Although the authors are concerned with advancing the claims of NLP and what it might be able to do for you, they don't push too much, and the main aim is a clear explanation of analyses and principles. So you get a page on a definition of NLP, a page on its history, then on to the main presuppositions upon which NLP operates. The reader is led gently through the ways and means, with no great pressure to take it all as gospel. As you read on, some potentially more contentious propositions (eye-accessing cues) are laid before you, but, again, this is done quite gently and without detailed explanation or justification.

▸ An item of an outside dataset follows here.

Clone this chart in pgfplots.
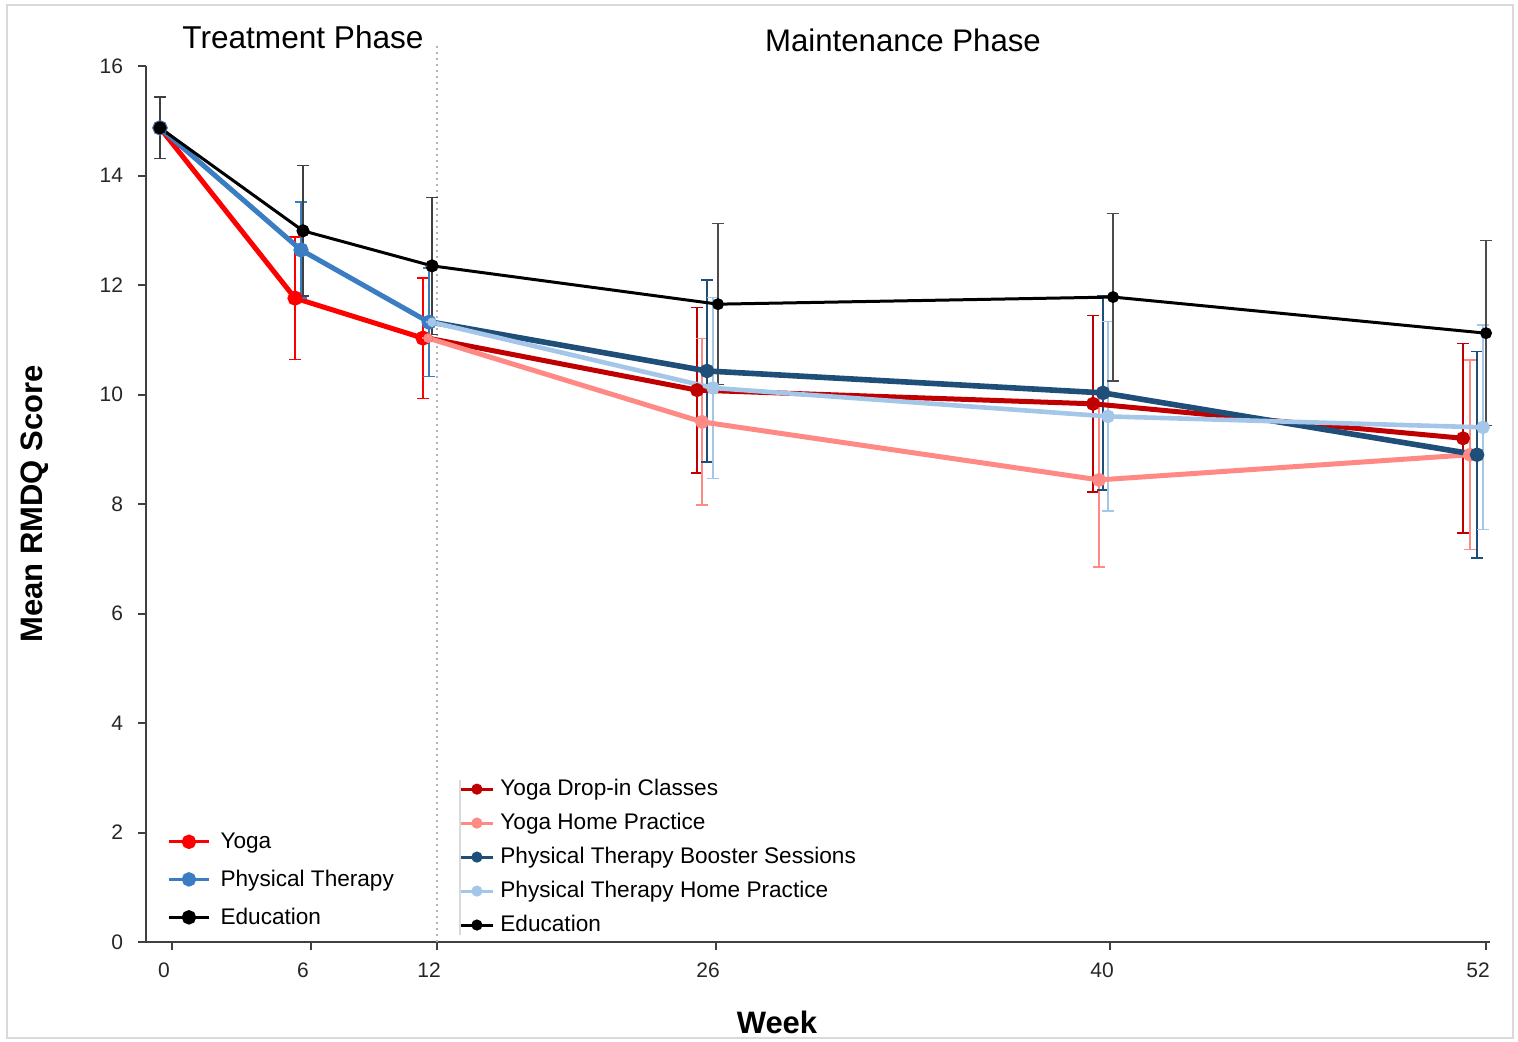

The book is filled with pretty but bland pictures of trees, flowers, sand-dunes, sunsets and similar, which are probably intended to suggest calm reflection or profundity. For me they were a little too facile and vague, tending to dilute the more interesting propositions. Towards the end the text becomes overblown: the more sweeping the claims and the more universal the concerns, the more the blandness starts to grate. I'm not sure Gertrude Stein or T S Eliot were particularly appropriate or necessary for quotation and name-checking at the conclusion. But even the pretentious touches are effective (intentionally?) in that they make you want to move beyond the generalisations and get to grips with the particular details of the subject. I'm not persuaded of the virtues of NLP by this book, but I am interested, and now I want to read something that tells me more about it.